As a Puerto-Rican Jew with a routine latrine job. "
                                                                  The slaughterhouse,
                                                          a smoky dot in Europe.

 

Vanishing Point

Depressed like cabin air & passing out
peach-tinted hygiene manuals
              on westside highway I lead men on
like the virgil of the garment district:

Now this lovely structure on your right
is Harry's jeans & a struggling pyramid of girls & oh
Well I understand his orphans with my gun like cinema verite

shot through with lower-functioning inmates--
             with the "inkings of Scandinavian malaise" & whatnot
I go see art & feel priceless but to be a good sport you have to lose
              & lose value like junk bonds he likes to "sit back & watch 'em grow..."

The Met stuffed with alabaster tits I left alone, sexy & mightily unDutch

Mastered, set fire to a batik picture
              of  Mother Chelsea the Pitiless who wasn't sickle-
              Cell white & incontinent & Dia-funded

I stood in his cloud shirt by myself

Cursed to stalk the night through all eternity & original so on
Through the small ballet company of stocking runs & upset

Nuns down Sixth Avenue, John Wieners,
the Americas breaking apart so I can feel this sinuous & partial wind
             like lyme disease with a drip in the arm & the sky is falling.

 

The Shark Wrangler Goes to Church

Because Americans love seafood I can
Be invited inside the national chain of my choice
But today all the chains are failing & the weather's crushing
On all the hotties in the Chelsea district I wish
We were all dead & tight & cleanly risen like scabs
Or a smart Lord & Taylor window even less attractive
The more you scrub, the closer you get to the super-hero inside
a.k.a.
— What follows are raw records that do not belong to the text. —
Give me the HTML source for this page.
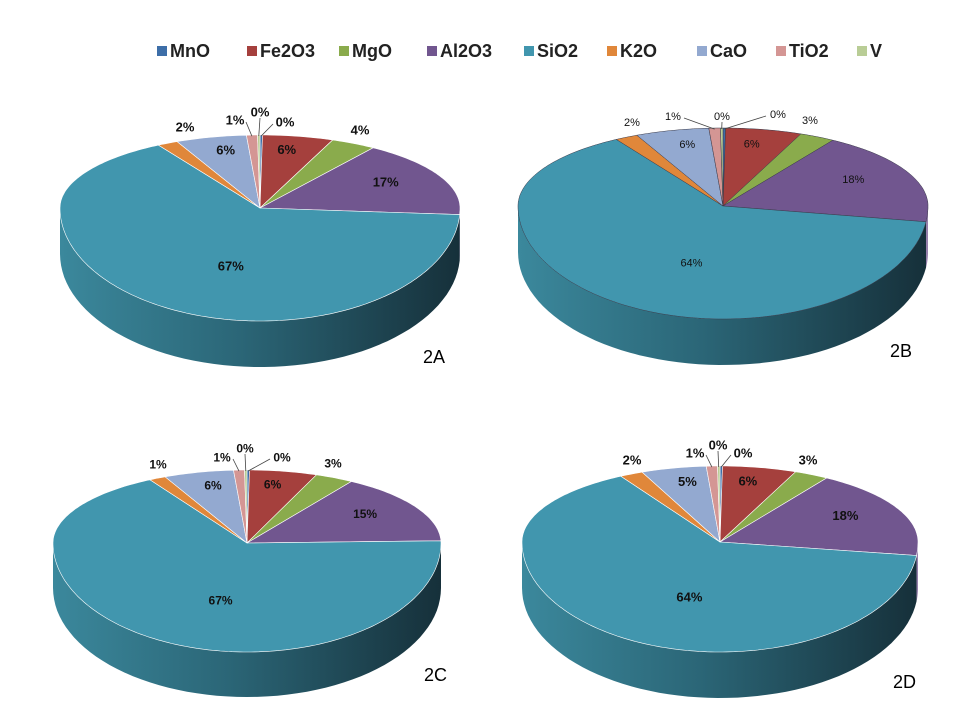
<!DOCTYPE html>
<html><head><meta charset="utf-8"><style>
body{margin:0;background:#fff;}
svg text{font-family:"Liberation Sans",sans-serif;}
</style></head><body>
<svg id="c" width="960" height="720" viewBox="0 0 960 720">
<defs>
<linearGradient id="sideG" x1="0" x2="1" y1="0" y2="0">
<stop offset="0" stop-color="#3b889c"/><stop offset="0.45" stop-color="#2b6677"/><stop offset="1" stop-color="#16303a"/>
</linearGradient>
</defs>
<g id="legend"></g>
<g id="pies"></g>
</svg>
<script>
const categories = ["MnO","Fe2O3","MgO","Al2O3","SiO2","K2O","CaO","TiO2","V"];
const colors = ["#3d6ea8","#a5403d","#8aab4c","#71568f","#4196ae","#e0873a","#93a9d0","#d49694","#b9cd96"];
const valuesA = [0.2,5.8,3.7,16.6,66.5,1.7,5.8,0.9,0.2];
const valuesB = [0.2,6.0,2.8,18.2,64.0,1.8,5.8,0.9,0.2];
const valuesC = [0.2,5.6,3.2,15.4,66.8,1.4,5.8,0.9,0.2];
const valuesD = [0.2,6.0,2.8,17.8,64.3,1.9,5.3,0.9,0.2];
const pieNames = ["2A","2B","2C","2D"];
const NS="http://www.w3.org/2000/svg";
function mk(t,a,p){const e=document.createElementNS(NS,t);for(const k in a)e.setAttribute(k,a[k]);p.appendChild(e);return e;}

const leg=document.getElementById('legend');
const legX=[157,247,339,427,524,607,697,776,857];
categories.forEach((c,i)=>{
  const g=mk('g',{},leg);
  
  
  mk('rect',{x:legX[i],y:46,width:10,height:10,fill:colors[i]},g);
  const t=mk('text',{x:legX[i]+13,y:57,'font-size':18,'font-weight':'bold',fill:'#222'},g);
  t.textContent=c;
});

// layout: apex, horizontal radius, upper/lower vertical radii, depth, fonts, title position
const layouts=[
 {ax:260,ay:208,rx:200,ryT:73,ryB:113,d:46,fs:13,fw:'bold',lx:423,ly:363},
 {ax:723,ay:206,rx:205,ryT:78,ryB:113,d:46,fs:11,fw:'normal',lx:890,ly:357},
 {ax:247,ay:543,rx:194,ryT:73,ryB:109,d:45,fs:12,fw:'bold',lx:424,ly:681},
 {ax:720,ay:542,rx:198,ryT:76,ryB:110,d:46,fs:13,fw:'bold',lx:893,ly:688}
];
const outside=[
 {0:[25,-86],8:[0,-96],7:[-25,-88],5:[-75,-81],2:[100,-78]},
 {0:[55,-92],8:[-1,-90],7:[-50,-90],5:[-91,-84],2:[87,-86]},
 {0:[35,-86],8:[-2,-95],7:[-25,-86],5:[-89,-79],2:[86,-80]},
 {0:[23,-89],8:[-2,-97],7:[-25,-89],5:[-88,-82],2:[88,-82]}
];
const allVals=[valuesA,valuesB,valuesC,valuesD];

allVals.forEach((vals,pi)=>{
  const L=layouts[pi];
  const g=mk('g',{},document.getElementById('pies'));
  
  
  const tot=vals.reduce((a,b)=>a+b,0);
  const P=(a,dy=0)=>{const c=Math.cos(a);return [L.ax+L.rx*Math.sin(a),L.ay-(c>0?L.ryT:L.ryB)*c+dy];};
  let acc=0;const ranges=vals.map(v=>{const s=acc/tot*2*Math.PI;acc+=v;return [s,acc/tot*2*Math.PI];});
  ranges.forEach((r,i)=>{
    const a0=Math.max(r[0],Math.PI/2),a1=Math.min(r[1],3*Math.PI/2);
    if(a1<=a0)return;
    let dpath='';const n=60;
    for(let k=0;k<=n;k++){const a=a0+(a1-a0)*k/n;const p=P(a);dpath+=(k?'L':'M')+p[0].toFixed(1)+','+p[1].toFixed(1);}
    for(let k=n;k>=0;k--){const a=a0+(a1-a0)*k/n;const p=P(a,L.d);dpath+='L'+p[0].toFixed(1)+','+p[1].toFixed(1);}
    const s=mk('path',{d:dpath+'Z',fill:i===4?'url(#sideG)':colors[i],opacity:i===4?1:0.75},g);
    
    
  });
  ranges.forEach((r,i)=>{
    if(r[1]-r[0]<1e-6)return;
    let dpath='M'+L.ax+','+L.ay;const n=Math.max(2,Math.ceil((r[1]-r[0])*50));
    for(let k=0;k<=n;k++){const a=r[0]+(r[1]-r[0])*k/n;const p=P(a);dpath+='L'+p[0].toFixed(1)+','+p[1].toFixed(1);}
    const s=mk('path',{d:dpath+'Z',fill:colors[i],stroke:pi===1?'#3a3a4a':'#fff','stroke-width':pi===1?0.5:0.6},g);
    
    
  });
  ranges.forEach((r,i)=>{
    const m=(r[0]+r[1])/2;let x,y;
    const v=vals[i];const p=P(m);
    if(i===4){x=L.ax+0.28*(p[0]-L.ax);y=L.ay+0.6*(p[1]-L.ay);}
    else if(v>=5){x=L.ax+0.7*(p[0]-L.ax);y=L.ay+0.82*(p[1]-L.ay);}
    else{
      const o=outside[pi][i];x=L.ax+o[0];y=L.ay+o[1];
      if(i!==2&&i!==5){
        const ex=x+(o[0]<-5?11:(o[0]>5?-12:0)), ey=y+(Math.abs(o[0])<5?6:2);
        const ln=mk('path',{d:`M${p[0].toFixed(1)},${(p[1]+1).toFixed(1)}L${ex},${ey}`,stroke:'#444','stroke-width':0.8,fill:'none'},g);
        
        
      }
    }
    const t=mk('text',{x:x,y:y+L.fs*0.36,'font-size':L.fs,'font-weight':L.fw,'text-anchor':'middle',fill:'#111'},g);
    
    
    t.textContent=Math.round(v)+'%';
  });
  const tt=mk('text',{x:L.lx,y:L.ly,'font-size':18,fill:'#000'},g);
  
  
  tt.textContent=pieNames[pi];
});
</script>
</body></html>
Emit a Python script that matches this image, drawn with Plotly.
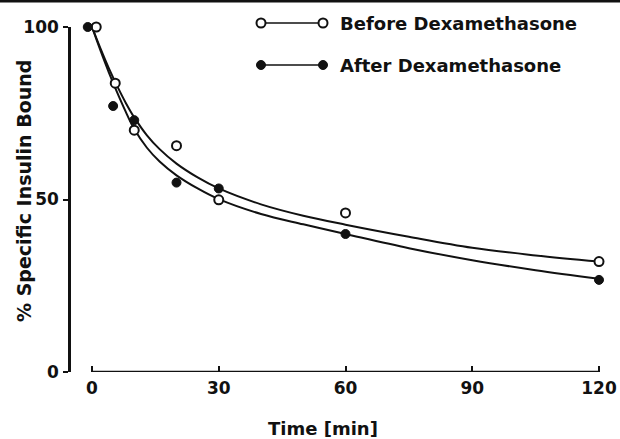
import plotly.graph_objects as go

# ---- data ----
time_before = [1, 5.5, 10, 20, 30, 60, 120]
bound_before = [100, 83.7, 70.1, 65.6, 49.9, 46.1, 32.0]
time_after = [-1, 5, 10, 20, 30, 60, 120]
bound_after = [100, 77.1, 73.0, 54.9, 53.2, 40.0, 26.7]

# fitted curves
fit_time = [0, 2, 4, 6, 8, 10, 13, 16, 20, 25, 30, 40, 50, 60, 75, 90, 105, 120]
fit_before = [100, 93.8, 88.0, 82.8, 78.0, 73.8, 68.6, 64.6, 60.4, 56.4, 53.2,
              48.6, 45.3, 42.7, 39.2, 36.0, 33.8, 32.0]
fit_after = [100, 93.2, 86.8, 80.9, 75.4, 70.4, 65.0, 61.0, 57.0, 53.2, 50.1,
             45.8, 42.8, 40.0, 35.9, 32.4, 29.5, 27.0]

x_ticks = [0, 30, 60, 90, 120]
y_ticks = [0, 50, 100]
legend_names = ["Before Dexamethasone", "After Dexamethasone"]

W, H = 620, 439
FONT = "DejaVu Sans"
BLACK = "#111111"

fig = go.Figure()

for fy in (fit_before, fit_after):
    fig.add_trace(go.Scatter(x=fit_time, y=fy, mode="lines",
                             line=dict(color=BLACK, width=2, shape="spline", smoothing=1),
                             cliponaxis=False, showlegend=False, hoverinfo="skip"))
fig.add_trace(go.Scatter(x=time_before, y=bound_before, mode="markers", name=legend_names[0],
                         marker=dict(symbol="circle", size=9, color="white",
                                     line=dict(color=BLACK, width=2)),
                         cliponaxis=False, showlegend=False))
fig.add_trace(go.Scatter(x=time_after, y=bound_after, mode="markers", name=legend_names[1],
                         marker=dict(symbol="circle", size=9, color=BLACK,
                                     line=dict(color=BLACK, width=1)),
                         cliponaxis=False, showlegend=False))

# ---- manual legend drawn on an overlay pixel-space axis pair ----
leg_x = [261, 323]
leg_y = [23, 65]
for i, name in enumerate(legend_names):
    filled = i == 1
    fig.add_trace(go.Scatter(
        x=leg_x, y=[leg_y[i], leg_y[i]], xaxis="x2", yaxis="y2",
        mode="lines+markers", showlegend=False, hoverinfo="skip",
        line=dict(color=BLACK, width=1.6),
        marker=dict(symbol="circle", size=9,
                    color=BLACK if filled else "white",
                    line=dict(color=BLACK, width=2 if not filled else 1)),
        cliponaxis=False))
    fig.add_annotation(x=338 / W, y=1 - (leg_y[i] + 0.5) / H, xref="paper", yref="paper",
                       xanchor="left", yanchor="middle", showarrow=False,
                       text=name, font=dict(family=FONT, size=18, color=BLACK, weight="bold"))

x_left_px, x0_px, x120_px, x_right_px = 71, 92, 599, 610
ppu = (x120_px - x0_px) / 120
x_range = [-(x0_px - x_left_px) / ppu, (x_right_px - x0_px) / ppu]
y_top_px, y_bot_px = 27, 372

fig.update_layout(
    width=W, height=H,
    margin=dict(l=0, r=0, t=0, b=0, autoexpand=False),
    paper_bgcolor="white", plot_bgcolor="rgba(0,0,0,0)",
    showlegend=False,
    xaxis=dict(domain=[x_left_px / W, x_right_px / W], range=x_range,
               showgrid=False, zeroline=False, showline=False,
               tickmode="array", tickvals=x_ticks,
               ticks="inside", ticklen=6, tickwidth=2, tickcolor=BLACK,
               ticklabelstandoff=4, automargin=False,
               tickfont=dict(family=FONT, size=17, color=BLACK, weight="bold")),
    yaxis=dict(domain=[1 - y_bot_px / H, 1 - y_top_px / H], range=[0, 100],
               showgrid=False, zeroline=False, showline=True, linewidth=2.5, linecolor=BLACK,
               tickmode="array", tickvals=y_ticks,
               ticks="outside", ticklen=5, tickwidth=2, tickcolor=BLACK,
               ticklabelstandoff=1, automargin=False,
               tickfont=dict(family=FONT, size=17, color=BLACK, weight="bold")),
    xaxis2=dict(domain=[0, 1], range=[0, W], visible=False, fixedrange=True, anchor="y2"),
    yaxis2=dict(domain=[0, 1], range=[H, 0], visible=False, fixedrange=True, anchor="x2"),
)

# x-axis baseline, from 0 to 120 only
fig.add_shape(type="line", xref="x", yref="y", x0=x_ticks[0], x1=x_ticks[-1], y0=0, y1=0,
              line=dict(color=BLACK, width=2.5))
# scan border at the top
fig.add_shape(type="line", xref="paper", yref="paper", x0=0, x1=1, y0=1 - 1 / H, y1=1 - 1 / H,
              line=dict(color=BLACK, width=3))

fig.add_annotation(x=24 / W, y=1 - 191 / H, xref="paper", yref="paper", showarrow=False,
                   textangle=-90, xanchor="center", yanchor="middle",
                   text="% Specific Insulin Bound",
                   font=dict(family=FONT, size=19, color=BLACK, weight="bold"))
fig.add_annotation(x=323 / W, y=1 - 428 / H, xref="paper", yref="paper", showarrow=False,
                   xanchor="center", yanchor="middle", text="Time [min]",
                   font=dict(family=FONT, size=18, color=BLACK, weight="bold"))

fig.write_html("out.html")
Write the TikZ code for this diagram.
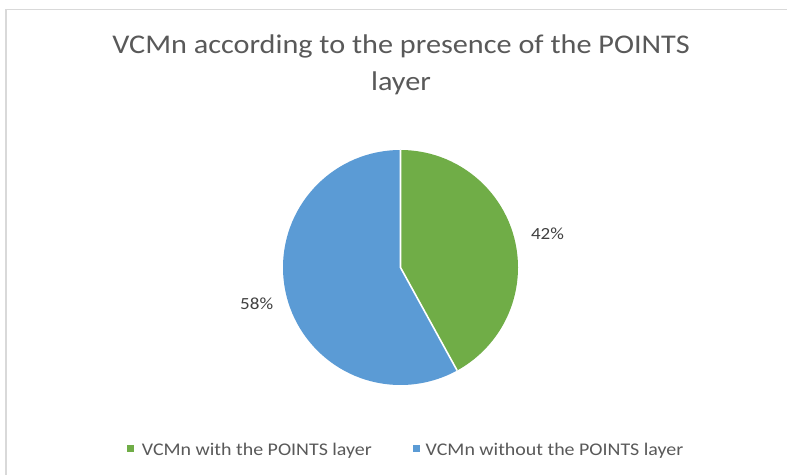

The Spiderwoman is our queer version
of The Chocolate Wars. What I wouldn't do for Sam
Cooke. Laying eggs for me & nobody else. But here the man's trouble.
He's been to my house. Milk protein straight from the subway midday on a Sunday.
The Turks are not with me now & this thing keeps breaking open.

 

Like Beatrix Potter,

Wittgenstein held a sweaty mother once too
             with an armature lines
Oh god yes & didn't he feel that like a kid

playfully moved by a tornado
& plopped down into a watered-down cotillion,
              truant semester of brain nerves & deviled eggs

              & so we are awful little people with awful little dreams...

Well, don't get in a fuck about it
thinks Beatrix crapped out on a diagonal,
with car swerves & mad-cap shooting
             at the height of a person's heart

Anyway the glamour & crash of Wittgenstein without blood
or Black Russians

Delineates the helixes of Beatrix
              "my speedy dessert season"
              An armistice wrested from the dying bunnies
& splayed like the fourth of July

Her old bean primed for love & petrified
like spring girls in weight rooms at 14
Hold on pussy hold on
             There you go. Now you're fine.

Beatrix's affections return tenacious
& slow like spanked kids or continental drift
All this & she is blind

 

The Sleeping Form

The Asian Century wasn't supposed to start like this.
I fucked myself senseless in cut-offs with Astroglide
& Doc Johnson multi-speed . I hope everyone out there
In Viewerland understands what I mean by that.
I put down rebellion with good ketchup violence,
Some pussy text from THE MANCHURIAN CANDIDATE
In what became a ruptured aneurysm, a grande dame honored at lunch.
Nasdaq fell & I'm at home with the kids, my beautiful Ramone Dee Dee
& my shy mother Sandy.  A mother's love is so special.
Hey Mama my heart belongs to you... & The Sherry Netherlands also
But the bellboy at The Sherry Netherlands is tough love
& smarts with a Chinese visibility like hats. A dream & I was sketching
In this heinous poem, I cried Harry, that I was failing
Gorgeously. He stuck a thumb in my ass said "sleep it off kid."